An architecture comprising of loosely coupled components is a well-accepted approach and best practice. This is especially true while building highly scalable systems. Loose coupling allows you to distribute your components and scale them, independently.

The most commonly used design approaches to implement loose coupling is to introduce queues between major processing components in your architecture. Most PaaS cloud providers offer a queuing service that can be used to design for high concurrency and unusual spikes in load. In a high velocity data pipeline type application, the buffering capability of queues is leveraged to guard against data loss when a downstream processing component is unavailable, slow or has failed.

The following diagram shows a high capacity data processing pipeline. Notice that queues are placed strategically between various processing components to help match the impedance between the inflows of data versus processing components' speed.

Typically, the web tier writes messages or work requests to a queue. A component from the services tier then picks up this request from the queue and processes it. This ensures faster response times for end users as the queue-based asynchronous processing model does not block on responses.
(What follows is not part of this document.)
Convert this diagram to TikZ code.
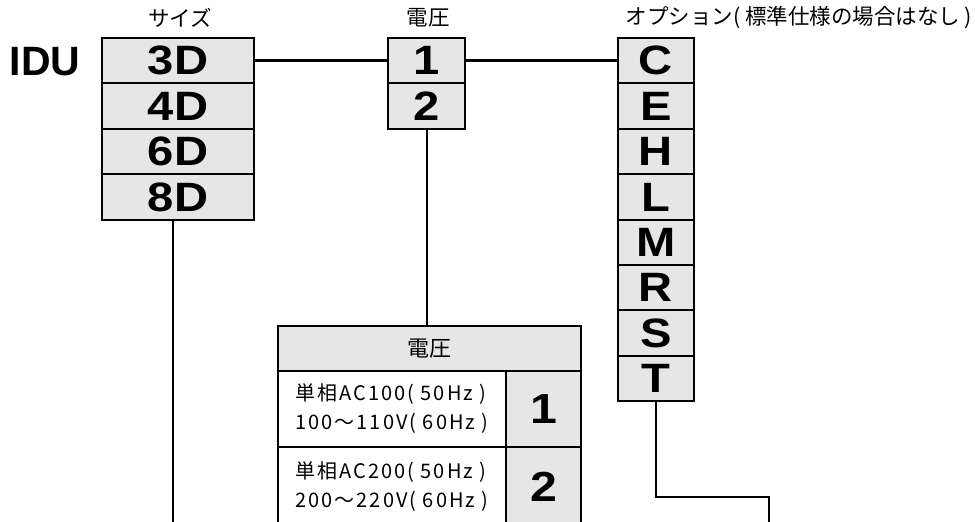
\documentclass[tikz,border=0pt]{standalone}
\usepackage{fontspec}
\setmainfont{Liberation Sans}
\newfontfamily\boxfont[FakeStretch=1.15]{Liberation Sans}
\newfontfamily\jpfont{Noto Sans CJK JP}
\newfontfamily\jpwide[LetterSpace=10]{Noto Sans CJK JP}
\definecolor{cellgray}{HTML}{E6E6E6}

\begin{document}
\begin{tikzpicture}
[x=1pt,y=-1pt,
  cellbox/.style={shape=rectangle,draw,line width=2pt,fill=cellgray,inner sep=0pt,%
    minimum height=45.4pt,font=\boxfont\fontsize{41}{41}\selectfont\bfseries},%
  tablecell/.style={shape=rectangle,draw,line width=1.5pt,inner sep=0pt,align=left,%
    font=\jpwide\fontsize{20}{29}\selectfont},%
  numcell/.style={tablecell,fill=cellgray,minimum width=75pt,%
    font=\boxfont\fontsize{42}{42}\selectfont\bfseries},%
  headlabel/.style={font=\jpfont\fontsize{21.5}{22}\selectfont},%
  mainline/.style={-,line width=3.5pt},%
  leadline/.style={-,line width=2pt}]
\useasboundingbox (0,0) rectangle (975,522);
\clip (0,0) rectangle (975,522);
%% headings
\node (idu) at (45,62) [font=\fontsize{41}{41}\selectfont\bfseries] {IDU};
\node (sizelabel) at (180,18) [headlabel] {サイズ};
\node (voltlabel) at (428,18) [headlabel] {電圧};
\node (optlabel) at (622,18) [headlabel,anchor=west] {オプション( 標準仕様の場合はなし )};
%% size column
\foreach \nodename/\txt/\y in {s3/3D/60.7, s4/4D/106.1, s6/6D/151.5, s8/8D/196.9}
{
  \node (\nodename) at (178,\y) [cellbox,minimum width=152pt] {\txt};
}
%% voltage column
\foreach \nodename/\txt/\y in {v1/1/60.7, v2/2/106.1}
{
  \node (\nodename) at (426.5,\y) [cellbox,minimum width=77pt] {\txt};
}
%% option column
\foreach \nodename/\txt/\y in {oC/C/60.7, oE/E/106.1, oH/H/151.5, oL/L/196.9,
  oM/M/242.3, oR/R/287.7, oS/S/333.1, oT/T/378.5}
{
  \node (\nodename) at (656,\y) [cellbox,minimum width=76pt] {\txt};
}
%% voltage table
\node (tabhead) at (429.5,348.5) [tablecell,fill=cellgray,minimum width=303pt,%
  minimum height=45pt,font=\jpfont\fontsize{22}{22}\selectfont] {電圧};
\node (t1text) at (392,409) [tablecell,fill=white,minimum width=228pt,minimum height=76pt]
  {単相AC100( 50Hz )\\100～110V( 60Hz )};
\node (t1num) at (543.5,409) [numcell,minimum height=76pt] {1};
\node (t2text) at (392,487) [tablecell,fill=white,minimum width=228pt,minimum height=80pt]
  {単相AC200( 50Hz )\\200～220V( 60Hz )};
\node (t2num) at (543.5,487) [numcell,minimum height=80pt] {2};
%% free ends of the leads
\coordinate (sizeend) at (173,530);
\coordinate (optbend) at (769,497);
\coordinate (optend) at (769,530);
%% connectors
\path
\foreach \startnode/\endnode in {s3/v1, v1/oC}
{
  (\startnode) edge[mainline] (\endnode)
};
\draw[leadline] (s8.south -| sizeend) -- (sizeend);
\draw[leadline] (v2.south) -- (v2.south |- tabhead.north);
\draw[leadline] (oT.south) |- (optbend) -- (optend);
\end{tikzpicture}
\end{document}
In a traditional architecture, you may have used message queues with simple enqueue and dequeue operations to add processing requests and remove them for processing from the queues, subsequently. However, implementing queue-based architectures on the cloud is a little different. This is because your queue may be distributed across several nodes, internally, by the cloud service, your messages automatically replicated for you across several nodes, and also because one of these nodes may be unavailable when your request arrives or fails during the processing of your request.

In order to design more effectively, it is important to understand that:

  • The message order is not guaranteed to be preserved between the enqueue and dequeue operations. If there is a requirement to strictly preserve this sequence then you need to include sequencing information as a part of the content of each message.
  • It may so happen that one of the replicas of the message may not get deleted (due to a hardware failure or the unavailability of the node). Hence, there is a chance that the message or processing request would get processed twice. It is imperative to design your transactions to be idempotent in such circumstances.
  • As the queue is distributed across several servers, it is also possible that no messages or not all messages are returned in any given polling request. The cloud queuing service is not guaranteed to check all the servers for messages against each polling request. However, a message not returned in a given polling request will be returned in a subsequent one.
  • Due to the variability in the rate of incoming requests, a lot of polling requests (as described previously) need not return any requests for processing. For example, online orders in an online shopping site may show wide variability between daytime and night hours. The empty polling requests are wasteful in terms of resource usage and more importantly, incur unnecessary costs. One solution to reduce these costs is to implement the exponential back-off algorithm (that steadily increases the intervals between empty polling requests). But this approach has the down side of not processing requests soon after their arrival. A more effective approach is to implement long polling. With long polling the queuing service waits for a message to become available, and returns it if the message arrives within a configurable time period. Long polling for a queue can easily be enabled through an API or a UI interface.
  • In a cloud queue service, it is important to differentiate between a dequeue and a delete operation. When a message is dequeued, it is not automatically deleted from the queue. This is done to guard against the possibility of failure in the message reaching the processing component (due to a connection or a hardware failure). Therefore, when a message is read off the queue and returned to a component, it is still maintained in the queue. However, it is rendered invisible for a period of time so that other components do not pick it up for processing. As soon as the queue service returns the message, a visibility timeout clock is started. This timeout value is usually configurable. What happens if your processing takes longer than the visibility timeout? In such an eventuality, it is a good practice to extend the time window through your code to avoid the message becoming visible again, and getting processed by another instance of your processing component.
  • If your application requirements do not require each message to be processed immediately upon receipt, you can achieve greater efficiency and throughput in your processing by batching a number of requests and processing them together through a batch API.

As charges for using cloud queuing services are usually based on the number of requests, batching requests can reduce your bills as well.

  • It is important to design and implement a handling strategy for messages that lead to fatal errors or exceptions in your code. These messages will repeatedly get processed until the default timeout set for how long a message should be retained in the queue. This is wasteful processing and leads to additional charges on your bill. Some queuing services provide a dead letter queue facility to park such messages for further review. However, ensure you place a message in the dead letter queue after a certain number of retries or dequeue the count.

The number of messages in your queue is also a good metric to use for auto scaling your processing tier.

  • Depending on the number of different types of messages and their processing duration, it is a good practice to have separate queues for them. In addition, consider having a separate thread to process each queue instead of a single thread processing multiple queues.